[Collected material start]

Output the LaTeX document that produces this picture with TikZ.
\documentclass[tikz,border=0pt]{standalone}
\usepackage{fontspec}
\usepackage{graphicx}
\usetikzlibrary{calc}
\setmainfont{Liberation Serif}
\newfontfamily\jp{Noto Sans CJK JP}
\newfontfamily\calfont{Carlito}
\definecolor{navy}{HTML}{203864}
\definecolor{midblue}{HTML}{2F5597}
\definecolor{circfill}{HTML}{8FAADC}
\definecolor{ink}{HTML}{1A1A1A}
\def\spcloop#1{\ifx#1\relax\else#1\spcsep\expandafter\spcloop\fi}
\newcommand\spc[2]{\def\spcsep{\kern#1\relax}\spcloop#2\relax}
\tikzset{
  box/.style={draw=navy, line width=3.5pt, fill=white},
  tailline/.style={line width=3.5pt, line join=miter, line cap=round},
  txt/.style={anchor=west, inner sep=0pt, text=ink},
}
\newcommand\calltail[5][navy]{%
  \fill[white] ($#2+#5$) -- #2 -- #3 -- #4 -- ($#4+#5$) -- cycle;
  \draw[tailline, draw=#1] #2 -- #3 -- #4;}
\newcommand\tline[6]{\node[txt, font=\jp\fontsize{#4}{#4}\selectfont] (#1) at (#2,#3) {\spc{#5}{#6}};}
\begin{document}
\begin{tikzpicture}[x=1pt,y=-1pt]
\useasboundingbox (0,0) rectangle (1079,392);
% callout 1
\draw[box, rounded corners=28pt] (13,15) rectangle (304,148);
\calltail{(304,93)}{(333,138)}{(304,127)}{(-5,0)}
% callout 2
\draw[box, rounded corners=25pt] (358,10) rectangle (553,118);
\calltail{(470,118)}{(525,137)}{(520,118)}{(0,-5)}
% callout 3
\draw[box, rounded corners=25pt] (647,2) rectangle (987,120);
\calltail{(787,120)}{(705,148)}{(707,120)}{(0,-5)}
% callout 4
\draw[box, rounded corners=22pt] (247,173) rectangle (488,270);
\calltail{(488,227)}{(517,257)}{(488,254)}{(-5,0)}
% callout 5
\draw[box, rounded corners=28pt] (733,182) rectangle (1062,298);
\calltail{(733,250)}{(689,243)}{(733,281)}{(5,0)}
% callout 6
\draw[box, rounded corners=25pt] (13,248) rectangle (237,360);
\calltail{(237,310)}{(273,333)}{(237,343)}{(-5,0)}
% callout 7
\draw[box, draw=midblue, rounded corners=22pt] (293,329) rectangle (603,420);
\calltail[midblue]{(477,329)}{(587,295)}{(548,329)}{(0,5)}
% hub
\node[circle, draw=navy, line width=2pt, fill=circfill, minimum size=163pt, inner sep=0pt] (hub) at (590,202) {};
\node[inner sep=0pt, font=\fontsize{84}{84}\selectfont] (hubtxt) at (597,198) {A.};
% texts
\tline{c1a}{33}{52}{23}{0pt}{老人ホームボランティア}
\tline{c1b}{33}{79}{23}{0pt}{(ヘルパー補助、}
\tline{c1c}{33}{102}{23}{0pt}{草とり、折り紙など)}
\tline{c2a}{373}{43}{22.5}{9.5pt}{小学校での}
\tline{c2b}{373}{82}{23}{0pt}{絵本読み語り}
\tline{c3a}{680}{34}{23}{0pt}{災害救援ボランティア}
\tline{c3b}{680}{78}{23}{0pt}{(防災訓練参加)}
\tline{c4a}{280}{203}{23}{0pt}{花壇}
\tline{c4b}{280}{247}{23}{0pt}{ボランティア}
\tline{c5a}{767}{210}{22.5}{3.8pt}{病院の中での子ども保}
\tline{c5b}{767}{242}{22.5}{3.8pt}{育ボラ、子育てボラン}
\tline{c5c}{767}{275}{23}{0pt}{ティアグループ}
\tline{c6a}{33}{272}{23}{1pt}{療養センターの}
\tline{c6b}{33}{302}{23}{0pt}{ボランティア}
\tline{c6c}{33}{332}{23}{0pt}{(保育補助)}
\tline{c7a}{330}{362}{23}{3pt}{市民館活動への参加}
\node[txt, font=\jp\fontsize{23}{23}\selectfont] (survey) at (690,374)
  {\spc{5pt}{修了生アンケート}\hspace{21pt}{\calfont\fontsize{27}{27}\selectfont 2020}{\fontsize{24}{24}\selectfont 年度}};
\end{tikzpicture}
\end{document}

[Collected material end]

Output all of the data above without any alteration.

* **Response to this exercise**:
Output the LaTeX document that produces this picture with TikZ.
\documentclass[tikz,border=0pt]{standalone}
\usepackage{fontspec}
\usepackage{graphicx}
\usetikzlibrary{calc}
\setmainfont{Liberation Serif}
\newfontfamily\jp{Noto Sans CJK JP}
\newfontfamily\calfont{Carlito}
\definecolor{navy}{HTML}{203864}
\definecolor{midblue}{HTML}{2F5597}
\definecolor{circfill}{HTML}{8FAADC}
\definecolor{ink}{HTML}{1A1A1A}
\def\spcloop#1{\ifx#1\relax\else#1\spcsep\expandafter\spcloop\fi}
\newcommand\spc[2]{\def\spcsep{\kern#1\relax}\spcloop#2\relax}
\tikzset{
  box/.style={draw=navy, line width=3.5pt, fill=white},
  tailline/.style={line width=3.5pt, line join=miter, line cap=round},
  txt/.style={anchor=west, inner sep=0pt, text=ink},
}
\newcommand\calltail[5][navy]{%
  \fill[white] ($#2+#5$) -- #2 -- #3 -- #4 -- ($#4+#5$) -- cycle;
  \draw[tailline, draw=#1] #2 -- #3 -- #4;}
\newcommand\tline[6]{\node[txt, font=\jp\fontsize{#4}{#4}\selectfont] (#1) at (#2,#3) {\spc{#5}{#6}};}
\begin{document}
\begin{tikzpicture}[x=1pt,y=-1pt]
\useasboundingbox (0,0) rectangle (1079,392);
% callout 1
\draw[box, rounded corners=28pt] (13,15) rectangle (304,148);
\calltail{(304,93)}{(333,138)}{(304,127)}{(-5,0)}
% callout 2
\draw[box, rounded corners=25pt] (358,10) rectangle (553,118);
\calltail{(470,118)}{(525,137)}{(520,118)}{(0,-5)}
% callout 3
\draw[box, rounded corners=25pt] (647,2) rectangle (987,120);
\calltail{(787,120)}{(705,148)}{(707,120)}{(0,-5)}
% callout 4
\draw[box, rounded corners=22pt] (247,173) rectangle (488,270);
\calltail{(488,227)}{(517,257)}{(488,254)}{(-5,0)}
% callout 5
\draw[box, rounded corners=28pt] (733,182) rectangle (1062,298);
\calltail{(733,250)}{(689,243)}{(733,281)}{(5,0)}
% callout 6
\draw[box, rounded corners=25pt] (13,248) rectangle (237,360);
\calltail{(237,310)}{(273,333)}{(237,343)}{(-5,0)}
% callout 7
\draw[box, draw=midblue, rounded corners=22pt] (293,329) rectangle (603,420);
\calltail[midblue]{(477,329)}{(587,295)}{(548,329)}{(0,5)}
% hub
\node[circle, draw=navy, line width=2pt, fill=circfill, minimum size=163pt, inner sep=0pt] (hub) at (590,202) {};
\node[inner sep=0pt, font=\fontsize{84}{84}\selectfont] (hubtxt) at (597,198) {A.};
% texts
\tline{c1a}{33}{52}{23}{0pt}{老人ホームボランティア}
\tline{c1b}{33}{79}{23}{0pt}{(ヘルパー補助、}
\tline{c1c}{33}{102}{23}{0pt}{草とり、折り紙など)}
\tline{c2a}{373}{43}{22.5}{9.5pt}{小学校での}
\tline{c2b}{373}{82}{23}{0pt}{絵本読み語り}
\tline{c3a}{680}{34}{23}{0pt}{災害救援ボランティア}
\tline{c3b}{680}{78}{23}{0pt}{(防災訓練参加)}
\tline{c4a}{280}{203}{23}{0pt}{花壇}
\tline{c4b}{280}{247}{23}{0pt}{ボランティア}
\tline{c5a}{767}{210}{22.5}{3.8pt}{病院の中での子ども保}
\tline{c5b}{767}{242}{22.5}{3.8pt}{育ボラ、子育てボラン}
\tline{c5c}{767}{275}{23}{0pt}{ティアグループ}
\tline{c6a}{33}{272}{23}{1pt}{療養センターの}
\tline{c6b}{33}{302}{23}{0pt}{ボランティア}
\tline{c6c}{33}{332}{23}{0pt}{(保育補助)}
\tline{c7a}{330}{362}{23}{3pt}{市民館活動への参加}
\node[txt, font=\jp\fontsize{23}{23}\selectfont] (survey) at (690,374)
  {\spc{5pt}{修了生アンケート}\hspace{21pt}{\calfont\fontsize{27}{27}\selectfont 2020}{\fontsize{24}{24}\selectfont 年度}};
\end{tikzpicture}
\end{document}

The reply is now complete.